* _Exercise prompt_:
Quote exactly, and only, the lines from the one with "What Plotly code" down to the one with "y_ticks = [2, 4, 6, 8, 10, 12, 14, 16, 18]", both included.

* _Extracted entries_:
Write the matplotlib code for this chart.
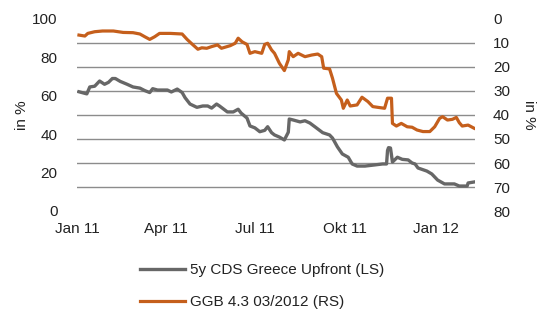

* * *

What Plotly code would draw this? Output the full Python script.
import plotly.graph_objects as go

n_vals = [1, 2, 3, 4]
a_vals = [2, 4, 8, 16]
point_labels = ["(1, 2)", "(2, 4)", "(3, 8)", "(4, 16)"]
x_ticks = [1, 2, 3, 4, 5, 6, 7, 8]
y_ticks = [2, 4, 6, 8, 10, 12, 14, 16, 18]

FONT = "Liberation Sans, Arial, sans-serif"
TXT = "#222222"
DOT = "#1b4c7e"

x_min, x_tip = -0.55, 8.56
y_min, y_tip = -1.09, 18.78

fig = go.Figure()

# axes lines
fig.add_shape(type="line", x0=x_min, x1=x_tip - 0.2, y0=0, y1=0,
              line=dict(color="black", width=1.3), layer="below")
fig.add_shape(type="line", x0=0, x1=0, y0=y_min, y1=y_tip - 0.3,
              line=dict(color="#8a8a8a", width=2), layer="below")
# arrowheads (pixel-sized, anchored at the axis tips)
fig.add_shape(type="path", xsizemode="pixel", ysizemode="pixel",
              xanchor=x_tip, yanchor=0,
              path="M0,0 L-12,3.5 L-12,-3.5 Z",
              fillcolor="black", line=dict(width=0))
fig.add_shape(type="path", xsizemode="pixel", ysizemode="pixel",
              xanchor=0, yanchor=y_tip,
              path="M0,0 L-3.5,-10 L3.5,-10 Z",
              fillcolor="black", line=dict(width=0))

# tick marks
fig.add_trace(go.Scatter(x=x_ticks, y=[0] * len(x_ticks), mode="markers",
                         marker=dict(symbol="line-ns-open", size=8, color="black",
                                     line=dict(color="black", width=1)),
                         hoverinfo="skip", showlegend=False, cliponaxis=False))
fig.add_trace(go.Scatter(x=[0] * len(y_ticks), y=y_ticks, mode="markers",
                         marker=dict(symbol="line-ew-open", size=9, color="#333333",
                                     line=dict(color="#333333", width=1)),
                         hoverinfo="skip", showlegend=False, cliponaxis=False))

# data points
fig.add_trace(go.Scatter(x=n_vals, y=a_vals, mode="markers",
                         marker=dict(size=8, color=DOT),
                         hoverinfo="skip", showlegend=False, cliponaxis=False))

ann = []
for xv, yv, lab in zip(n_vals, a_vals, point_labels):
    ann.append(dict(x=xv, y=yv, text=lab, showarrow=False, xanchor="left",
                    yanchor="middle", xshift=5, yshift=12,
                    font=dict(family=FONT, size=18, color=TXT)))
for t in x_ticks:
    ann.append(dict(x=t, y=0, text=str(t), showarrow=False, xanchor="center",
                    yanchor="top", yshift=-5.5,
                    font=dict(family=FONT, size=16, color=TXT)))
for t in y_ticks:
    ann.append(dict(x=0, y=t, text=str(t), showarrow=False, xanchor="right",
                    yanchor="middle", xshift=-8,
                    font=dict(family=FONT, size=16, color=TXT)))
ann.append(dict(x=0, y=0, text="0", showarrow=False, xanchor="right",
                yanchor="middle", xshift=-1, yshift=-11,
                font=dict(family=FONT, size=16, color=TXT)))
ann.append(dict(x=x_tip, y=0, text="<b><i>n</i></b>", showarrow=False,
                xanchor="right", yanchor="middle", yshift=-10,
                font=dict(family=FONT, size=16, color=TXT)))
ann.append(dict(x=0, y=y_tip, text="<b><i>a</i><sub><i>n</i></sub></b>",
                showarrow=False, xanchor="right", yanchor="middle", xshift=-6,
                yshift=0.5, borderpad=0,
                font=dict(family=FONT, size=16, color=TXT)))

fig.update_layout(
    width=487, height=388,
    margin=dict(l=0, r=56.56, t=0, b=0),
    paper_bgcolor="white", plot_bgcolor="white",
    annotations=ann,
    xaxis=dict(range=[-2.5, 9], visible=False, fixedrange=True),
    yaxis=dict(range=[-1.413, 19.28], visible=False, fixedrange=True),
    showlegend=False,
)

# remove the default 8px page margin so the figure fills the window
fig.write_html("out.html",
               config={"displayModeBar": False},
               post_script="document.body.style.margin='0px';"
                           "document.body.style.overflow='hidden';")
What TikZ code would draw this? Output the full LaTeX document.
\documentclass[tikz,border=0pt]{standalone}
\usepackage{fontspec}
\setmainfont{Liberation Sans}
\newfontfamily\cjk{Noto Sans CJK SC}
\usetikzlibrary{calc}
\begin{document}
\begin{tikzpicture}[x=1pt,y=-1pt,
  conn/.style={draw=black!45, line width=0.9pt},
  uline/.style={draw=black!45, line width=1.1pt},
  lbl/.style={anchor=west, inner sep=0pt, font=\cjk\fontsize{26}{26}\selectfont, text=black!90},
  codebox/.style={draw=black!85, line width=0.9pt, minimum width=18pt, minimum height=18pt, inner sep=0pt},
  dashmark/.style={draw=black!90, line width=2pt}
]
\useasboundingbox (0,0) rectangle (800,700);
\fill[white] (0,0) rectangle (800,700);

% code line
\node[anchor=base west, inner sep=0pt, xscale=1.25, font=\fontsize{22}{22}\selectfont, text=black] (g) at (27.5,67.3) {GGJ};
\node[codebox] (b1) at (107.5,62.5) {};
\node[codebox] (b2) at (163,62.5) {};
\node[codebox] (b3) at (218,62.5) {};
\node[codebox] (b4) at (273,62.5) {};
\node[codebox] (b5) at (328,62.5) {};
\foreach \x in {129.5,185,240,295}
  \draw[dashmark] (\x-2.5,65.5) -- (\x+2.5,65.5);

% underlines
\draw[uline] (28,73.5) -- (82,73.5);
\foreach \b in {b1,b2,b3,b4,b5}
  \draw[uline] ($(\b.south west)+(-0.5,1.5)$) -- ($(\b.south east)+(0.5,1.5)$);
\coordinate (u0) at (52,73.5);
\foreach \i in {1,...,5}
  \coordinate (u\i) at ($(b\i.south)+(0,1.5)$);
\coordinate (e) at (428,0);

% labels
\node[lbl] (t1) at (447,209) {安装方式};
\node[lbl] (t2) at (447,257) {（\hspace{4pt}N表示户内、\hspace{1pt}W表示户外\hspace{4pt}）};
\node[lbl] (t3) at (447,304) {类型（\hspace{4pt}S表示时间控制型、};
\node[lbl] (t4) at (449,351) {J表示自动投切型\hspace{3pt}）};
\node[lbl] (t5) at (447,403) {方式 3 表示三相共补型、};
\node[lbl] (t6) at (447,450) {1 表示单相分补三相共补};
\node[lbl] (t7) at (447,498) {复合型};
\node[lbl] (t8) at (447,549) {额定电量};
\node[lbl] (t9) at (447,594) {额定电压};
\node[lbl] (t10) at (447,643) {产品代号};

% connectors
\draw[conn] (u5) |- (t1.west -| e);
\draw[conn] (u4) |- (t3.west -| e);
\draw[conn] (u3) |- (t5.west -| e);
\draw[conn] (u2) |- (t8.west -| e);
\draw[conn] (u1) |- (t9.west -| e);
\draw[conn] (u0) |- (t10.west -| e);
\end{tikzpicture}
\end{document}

==

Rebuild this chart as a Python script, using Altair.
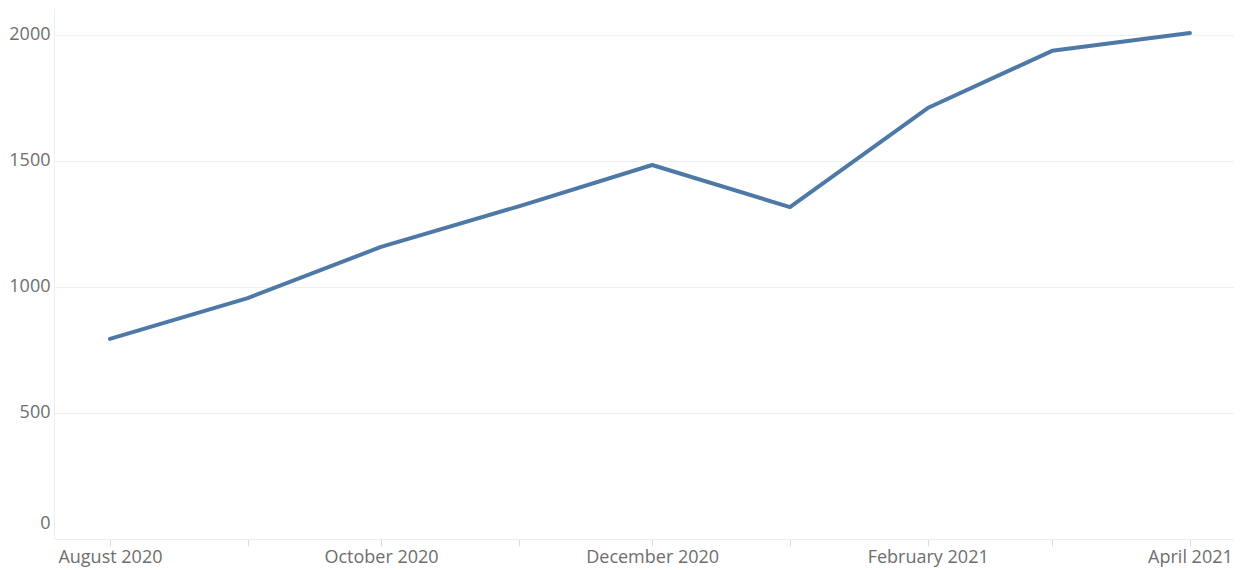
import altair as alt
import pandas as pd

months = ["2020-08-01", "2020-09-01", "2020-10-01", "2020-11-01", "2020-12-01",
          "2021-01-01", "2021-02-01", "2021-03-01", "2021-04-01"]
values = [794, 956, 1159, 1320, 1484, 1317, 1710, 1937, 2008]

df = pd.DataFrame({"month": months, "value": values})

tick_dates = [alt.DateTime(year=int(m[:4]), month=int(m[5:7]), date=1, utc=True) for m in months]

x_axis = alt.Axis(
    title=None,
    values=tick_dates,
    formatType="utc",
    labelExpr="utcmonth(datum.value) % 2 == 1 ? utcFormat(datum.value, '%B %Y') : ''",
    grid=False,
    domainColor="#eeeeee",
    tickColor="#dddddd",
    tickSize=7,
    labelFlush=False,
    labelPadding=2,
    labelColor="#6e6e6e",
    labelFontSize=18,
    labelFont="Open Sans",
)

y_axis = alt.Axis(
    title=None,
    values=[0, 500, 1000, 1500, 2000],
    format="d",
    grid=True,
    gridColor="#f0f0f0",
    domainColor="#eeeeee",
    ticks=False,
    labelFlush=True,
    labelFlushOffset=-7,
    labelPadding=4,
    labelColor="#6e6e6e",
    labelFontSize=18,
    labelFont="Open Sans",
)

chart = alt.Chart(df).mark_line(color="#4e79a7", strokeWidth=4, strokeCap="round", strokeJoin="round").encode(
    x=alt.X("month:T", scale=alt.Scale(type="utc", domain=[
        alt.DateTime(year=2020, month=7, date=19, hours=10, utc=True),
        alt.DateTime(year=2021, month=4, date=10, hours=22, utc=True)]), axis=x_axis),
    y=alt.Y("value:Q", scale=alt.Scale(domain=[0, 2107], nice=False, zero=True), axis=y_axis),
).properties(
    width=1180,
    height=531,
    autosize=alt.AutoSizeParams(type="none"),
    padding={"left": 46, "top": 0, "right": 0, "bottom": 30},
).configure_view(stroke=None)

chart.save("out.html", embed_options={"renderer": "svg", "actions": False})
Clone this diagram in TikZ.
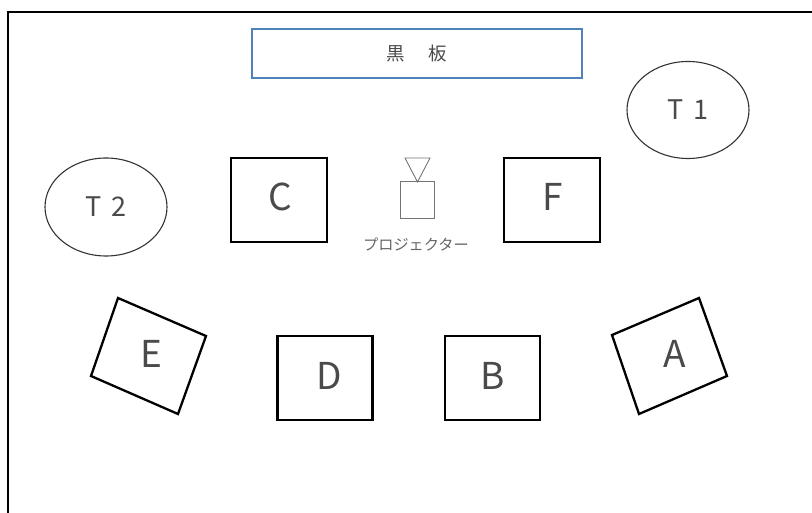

* _Worked answer_:
What Plotly code would draw this? Output the full Python script.
import plotly.graph_objects as go

n_vals = [1, 2, 3, 4]
a_vals = [2, 4, 8, 16]
point_labels = ["(1, 2)", "(2, 4)", "(3, 8)", "(4, 16)"]
x_ticks = [1, 2, 3, 4, 5, 6, 7, 8]
y_ticks = [2, 4, 6, 8, 10, 12, 14, 16, 18]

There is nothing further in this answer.